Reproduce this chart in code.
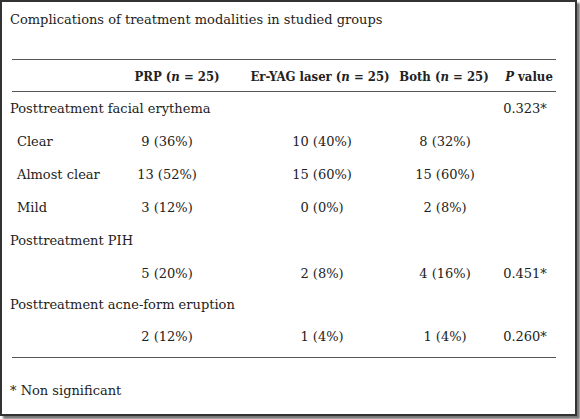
<!DOCTYPE html>
<html><head><meta charset="utf-8">
<script src="https://cdn.jsdelivr.net/npm/chart.js"></script>
<style>
html,body{margin:0;padding:0;background:#fff;}
#frame{position:absolute;left:0;top:0;width:573px;height:412px;border:2px solid #333;box-shadow:3px 3px 2px #777;background:#fff;font-family:"DejaVu Serif","Liberation Serif",serif;font-size:13px;color:#222;}
.t{position:absolute;white-space:nowrap;line-height:16px;}
.c{transform:translateX(-50%);}
.h{font-family:"DejaVu Serif Condensed","DejaVu Serif",serif;font-weight:bold;}
.hl{position:absolute;left:10px;width:544px;height:1px;background:#555;}
</style></head><body>
<div id="frame"></div>
<script>
const title="Complications of treatment modalities in studied groups";
const headers=["PRP (<i>n</i> = 25)","Er-YAG laser (<i>n</i> = 25)","Both (<i>n</i> = 25)","<i>P</i> value"];
const rowLabels=["Posttreatment facial erythema"," Clear"," Almost clear"," Mild","Posttreatment PIH","","Posttreatment acne-form eruption",""];
const prp=["","9 (36%)","13 (52%)","3 (12%)","","5 (20%)","","2 (12%)"];
const yag=["","10 (40%)","15 (60%)","0 (0%)","","2 (8%)","","1 (4%)"];
const both=["","8 (32%)","15 (60%)","2 (8%)","","4 (16%)","","1 (4%)"];
const pval=["0.323*","","","","","0.451*","","0.260*"];
const footnote="* Non significant";
const f=document.getElementById('frame');
function add(txt,x,y,cls){const d=document.createElement('div');d.className='t '+(cls||'');d.style.left=x+'px';d.style.top=y+'px';d.innerHTML=txt;f.appendChild(d);}
add(title,8,10);
[57,89,355].forEach(y=>{const l=document.createElement('div');l.className='hl';l.style.top=y+'px';f.appendChild(l);});
const hx=[175,318,442,527];
headers.forEach((h,i)=>add(h,hx[i],67,'c h'));
const cx=[165,320,443,523];
const ys=[99,132,165,198,231,264,295,327];
rowLabels.forEach((r,i)=>{if(r)add(r.trim(),r.startsWith(' ')?15:8,ys[i]);
 [prp,yag,both,pval].forEach((a,j)=>{if(a[i])add(a[i],cx[j],ys[i],'c');});});
add(footnote,8,381);
</script>
</body></html>
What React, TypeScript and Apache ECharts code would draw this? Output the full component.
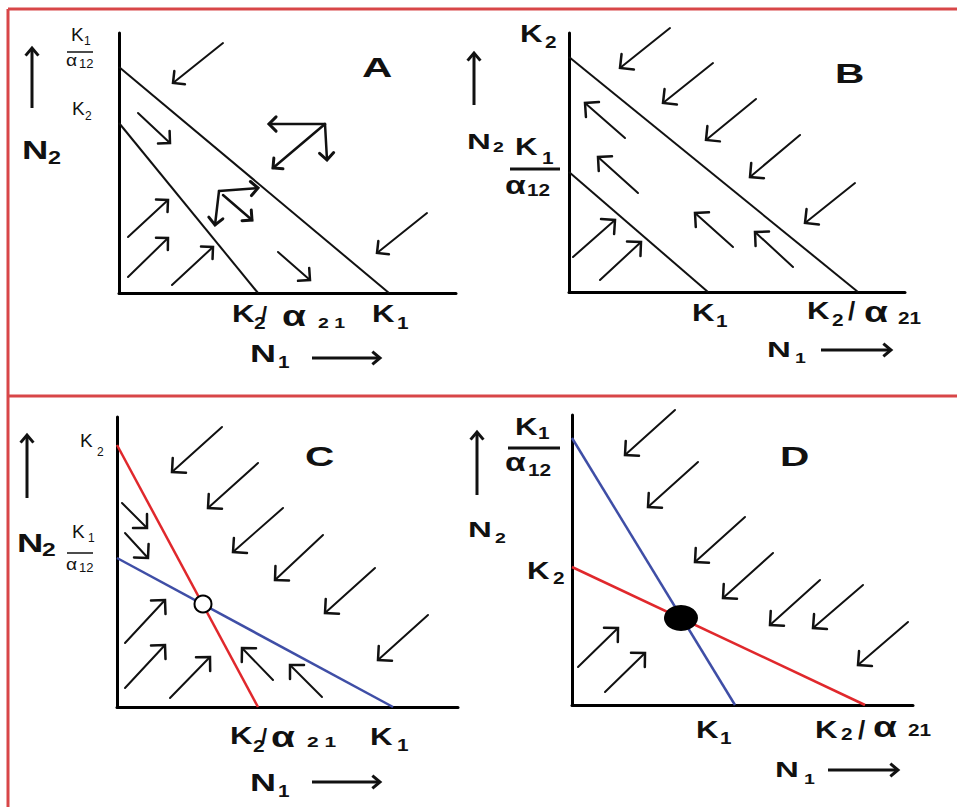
import React, { useEffect, useRef } from "react";
import * as echarts from "echarts";

// ---------- data (axis units, origin at each panel's axes corner) ----------
// Panel A : K1/α12 > K2 and K1 > K2/α21  (species 1 wins)
const isoA_outer = [[0, 226], [270, 0]];
const isoA_inner = [[0, 170], [139, 0]];
const arrowsA = [
  [104, 250, 54, 210], [308, 80, 258, 40],
  [19, 180, 51, 150], [159, 41, 191, 13],
  [9, 56, 49, 93], [9, 16, 49, 55], [53, 8, 94, 46],
];
const compoundA = [
  [206, 169, 150, 169], [206, 169, 208, 133], [206, 169, 154, 125],
  [100, 102, 139, 105], [100, 102, 96, 68], [104, 98, 133, 73],
];
// Panel B : species 2 wins
const isoB_outer = [[0, 235], [289, 0]];
const isoB_inner = [[0, 120], [139, 0]];
const arrowsB = [
  [101, 264, 51, 224], [144, 229, 94, 189], [187, 193, 137, 152],
  [231, 157, 181, 115], [286, 109, 236, 69],
  [56, 154, 16, 189], [69, 99, 29, 135], [164, 45, 126, 79], [224, 25, 186, 60],
  [4, 35, 46, 72], [31, 12, 72, 50],
];
// Panel C : unstable equilibrium
const isoC_red = [[0, 262], [141, 0]];
const isoC_blue = [[0, 149], [276, 0]];
const eqC = [[86, 103]];
const arrowsC = [
  [105, 280, 55, 235], [141, 244, 91, 199], [166, 199, 116, 155],
  [206, 172, 158, 127], [258, 139, 208, 94], [311, 92, 261, 47],
  [5, 204, 30, 179], [8, 174, 31, 149],
  [8, 64, 48, 107], [8, 19, 48, 62], [53, 9, 93, 50],
  [156, 27, 125, 59], [205, 10, 173, 42],
];
// Panel D : stable equilibrium
const isoD_blue = [[0, 267], [163, 0]];
const isoD_red = [[0, 138], [293, 0]];
const eqD = [[109, 87]];
const arrowsD = [
  [103, 295, 53, 250], [126, 243, 76, 198], [173, 188, 123, 143],
  [201, 152, 151, 107], [248, 125, 198, 80], [291, 120, 241, 77],
  [336, 83, 286, 40],
  [6, 38, 46, 77], [33, 13, 73, 52],
];

// ---------- layout ----------
const panels = [
  { left: 119, top: 33, width: 337, height: 260 },
  { left: 569, top: 33, width: 336, height: 259 },
  { left: 117, top: 417, width: 341, height: 290 },
  { left: 572, top: 415, width: 341, height: 290 },
];

const FONT = '"Liberation Sans", Arial, Helvetica, sans-serif';
const INK = "#111";
const RED = "#e0282c";
const BLUE = "#3f4ea6";
const FRAME = "#d84648";
const SX = 1.3;
const NX = 1.5;

function txt(x: number, y: number, s: string, size: number, bold = true, sx = SX) {
  return {
    type: "text",
    x,
    y,
    scaleX: sx,
    z: 10,
    style: {
      text: s,
      fontSize: size,
      fontWeight: bold ? "bold" : "normal",
      fontFamily: FONT,
      fill: INK,
      textAlign: "left",
      textVerticalAlign: "middle",
      align: "left",
      verticalAlign: "middle",
    },
  };
}
function seg(x1: number, y1: number, x2: number, y2: number, w = 3, color = INK) {
  return {
    type: "line",
    z: 10,
    shape: { x1, y1, x2, y2 },
    style: { stroke: color, lineWidth: w, lineCap: "butt" },
  };
}
function headPts(x1: number, y1: number, x2: number, y2: number, head: number, a: number) {
  const ang = Math.atan2(y2 - y1, x2 - x1);
  return [
    [x2 - head * Math.cos(ang - a), y2 - head * Math.sin(ang - a)],
    [x2, y2],
    [x2 - head * Math.cos(ang + a), y2 - head * Math.sin(ang + a)],
  ];
}
function arrowG(x1: number, y1: number, x2: number, y2: number, head = 10, w = 3) {
  return [
    seg(x1, y1, x2, y2, w),
    {
      type: "polyline",
      z: 10,
      shape: { points: headPts(x1, y1, x2, y2, head, 0.7) },
      style: { stroke: INK, lineWidth: w, fill: "none", lineJoin: "miter" },
    },
  ];
}

function arrowRenderer(head: number, width: number) {
  return (params: any, api: any) => {
    const p1 = api.coord([api.value(0), api.value(1)]);
    const p2 = api.coord([api.value(2), api.value(3)]);
    return {
      type: "group",
      children: [
        {
          type: "line",
          shape: { x1: p1[0], y1: p1[1], x2: p2[0], y2: p2[1] },
          style: { stroke: INK, lineWidth: width, lineCap: "round" },
        },
        {
          type: "polyline",
          shape: { points: headPts(p1[0], p1[1], p2[0], p2[1], head, Math.PI / 4) },
          style: { stroke: INK, lineWidth: width + 0.5, fill: "none", lineJoin: "miter", lineCap: "round" },
        },
      ],
    };
  };
}

function arrowSeries(idx: number, data: number[][], head: number, width: number) {
  return {
    type: "custom",
    xAxisIndex: idx,
    yAxisIndex: idx,
    coordinateSystem: "cartesian2d",
    dimensions: ["x1", "y1", "x2", "y2"],
    encode: { x: [0, 2], y: [1, 3] },
    data,
    clip: false,
    silent: true,
    z: 4,
    renderItem: arrowRenderer(head, width),
  };
}
function isoSeries(idx: number, data: number[][], color: string, width = 2) {
  return {
    type: "line",
    xAxisIndex: idx,
    yAxisIndex: idx,
    data,
    symbol: "none",
    silent: true,
    z: 3,
    lineStyle: { color, width },
  };
}

function buildGraphic() {
  const g: any[] = [];
  // frame
  g.push(seg(8, 9, 957, 9, 3, FRAME));
  g.push(seg(8, 9, 8, 807, 3, FRAME));
  g.push(seg(8, 396, 957, 396, 3, FRAME));

  // ---- Panel A ----
  g.push(...arrowG(32, 108, 32, 48, 10, 3));
  g.push(txt(22, 150, "N", 26, true, 1.4), txt(48, 158, "2", 18));
  g.push(txt(71, 34, "K", 19, false, 1), txt(84, 41, "1", 12, false, 1));
  g.push(seg(67, 52, 93, 52, 1.5));
  g.push(txt(66, 61, "α", 16, false, 1.2), txt(79, 63, "12", 13, false, 1));
  g.push(txt(72, 108, "K", 19, false, 1), txt(85, 116, "2", 12, false, 1));
  g.push(txt(362, 68, "A", 28, true, 1.5));
  g.push(txt(232, 314, "K", 24), txt(254, 323, "2", 16), txt(261, 314, "/", 22, true, 1));
  g.push(txt(282, 316, "α", 30), txt(318, 323, "2 1", 15, true, 1.3));
  g.push(txt(372, 314, "K", 24), txt(397, 323, "1", 16));
  g.push(txt(250, 353, "N", 24, true, NX), txt(278, 362, "1", 16));
  g.push(...arrowG(312, 358, 380, 358, 10, 3));

  // ---- Panel B ----
  g.push(...arrowG(474, 105, 474, 53, 10, 3));
  g.push(txt(467, 142, "N", 22, true, NX), txt(493, 147, "2", 15));
  g.push(txt(520, 34, "K", 24), txt(545, 42, "2", 16));
  g.push(txt(515, 147, "K", 24), txt(542, 158, "1", 16));
  g.push(seg(510, 169, 560, 169, 3));
  g.push(txt(505, 185, "α", 26), txt(527, 190, "12", 16));
  g.push(txt(835, 73, "B", 28, true, 1.45));
  g.push(txt(692, 313, "K", 24), txt(716, 321, "1", 16));
  g.push(txt(807, 311, "K", 24), txt(832, 320, "2", 16), txt(848, 311, "/", 26, true, 1));
  g.push(txt(864, 312, "α", 30), txt(898, 318, "21", 16));
  g.push(txt(767, 350, "N", 22, true, NX), txt(795, 358, "1", 15));
  g.push(...arrowG(821, 350, 891, 350, 10, 3));

  // ---- Panel C ----
  g.push(...arrowG(27, 498, 27, 435, 10, 3));
  g.push(txt(17, 543, "N", 26, true, 1.4), txt(42, 550, "2", 19));
  g.push(txt(80, 440, "K", 19, false, 1), txt(97, 452, "2", 12, false, 1));
  g.push(txt(72, 531, "K", 19, false, 1), txt(88, 538, "1", 12, false, 1));
  g.push(seg(67, 553, 93, 553, 1.5));
  g.push(txt(66, 565, "α", 16, false, 1.2), txt(79, 567, "12", 13, false, 1));
  g.push(txt(305, 456, "C", 28, true, 1.45));
  g.push(txt(230, 736, "K", 24), txt(253, 746, "2", 16), txt(261, 736, "/", 22, true, 1));
  g.push(txt(271, 737, "α", 30), txt(307, 742, "2 1", 15, true, 1.4));
  g.push(txt(370, 737, "K", 24), txt(397, 745, "1", 16));
  g.push(txt(250, 782, "N", 24, true, NX), txt(278, 791, "1", 16));
  g.push(...arrowG(312, 782, 380, 782, 10, 3));

  // ---- Panel D ----
  g.push(...arrowG(477, 495, 477, 432, 10, 3));
  g.push(txt(468, 530, "N", 22, true, NX), txt(495, 538, "2", 15));
  g.push(txt(515, 427, "K", 24), txt(538, 433, "1", 16));
  g.push(seg(508, 448, 560, 448, 3));
  g.push(txt(505, 462, "α", 26), txt(528, 470, "12", 16));
  g.push(txt(527, 571, "K", 24), txt(553, 578, "2", 16));
  g.push(txt(780, 456, "D", 28, true, 1.45));
  g.push(txt(696, 730, "K", 24), txt(720, 738, "1", 16));
  g.push(txt(815, 730, "K", 24), txt(841, 734, "2", 16), txt(858, 730, "/", 26, true, 1));
  g.push(txt(873, 727, "α", 30), txt(908, 730, "21", 16));
  g.push(txt(775, 770, "N", 22, true, NX), txt(804, 779, "1", 15));
  g.push(...arrowG(828, 770, 898, 770, 10, 3));
  return g;
}

export default function App() {
  const ref = useRef<HTMLDivElement>(null);
  useEffect(() => {
    if (!ref.current) return;
    const chart = echarts.init(ref.current, undefined, { renderer: "svg" });
    const axisCommon = {
      type: "value",
      axisTick: { show: false },
      axisLabel: { show: false },
      splitLine: { show: false },
    };
    chart.setOption({
      animation: false,
      backgroundColor: "#ffffff",
      grid: panels.map((p) => ({ ...p, containLabel: false })),
      xAxis: panels.map((p, i) => ({
        ...axisCommon,
        gridIndex: i,
        min: 0,
        max: p.width,
        position: "bottom",
        axisLine: { show: true, onZero: false, lineStyle: { color: "#000", width: 3 } },
      })),
      yAxis: panels.map((p, i) => ({
        ...axisCommon,
        gridIndex: i,
        min: 0,
        max: p.height,
        position: "left",
        axisLine: { show: true, onZero: false, lineStyle: { color: "#000", width: 3 } },
      })),
      series: [
        isoSeries(0, isoA_outer, INK),
        isoSeries(0, isoA_inner, INK),
        arrowSeries(0, arrowsA, 12, 2),
        arrowSeries(0, compoundA, 10, 2.5),
        isoSeries(1, isoB_outer, INK),
        isoSeries(1, isoB_inner, INK),
        arrowSeries(1, arrowsB, 14, 2),
        isoSeries(2, isoC_red, RED, 2.5),
        isoSeries(2, isoC_blue, BLUE, 2.5),
        arrowSeries(2, arrowsC, 14, 2),
        {
          type: "scatter",
          xAxisIndex: 2,
          yAxisIndex: 2,
          data: eqC,
          symbol: "circle",
          symbolSize: 17,
          silent: true,
          z: 6,
          itemStyle: { color: "#ffffff", borderColor: "#000", borderWidth: 2, opacity: 1 },
        },
        isoSeries(3, isoD_blue, BLUE, 2.5),
        isoSeries(3, isoD_red, RED, 2.5),
        arrowSeries(3, arrowsD, 14, 2),
        {
          type: "scatter",
          xAxisIndex: 3,
          yAxisIndex: 3,
          data: eqD,
          symbol: "circle",
          symbolSize: [34, 26],
          silent: true,
          z: 6,
          itemStyle: { color: "#000", opacity: 1 },
        },
      ],
      graphic: buildGraphic(),
    });
    return () => chart.dispose();
  }, []);
  return (
    <div
      ref={ref}
      style={{ position: "absolute", left: 0, top: 0, width: 957, height: 807, background: "#fff" }}
    />
  );
}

------------------------

◆ What this task involves:
For the material above, give again only the lines starting at the line that contains "What React, TypeScript" and ending at the line that contains "import * as". Pictures do not belong in the copy.

◆ Exercise solution:
What React, TypeScript and Apache ECharts code would draw this? Output the full component.
import React, { useEffect, useRef } from "react";
import * as echarts from "echarts";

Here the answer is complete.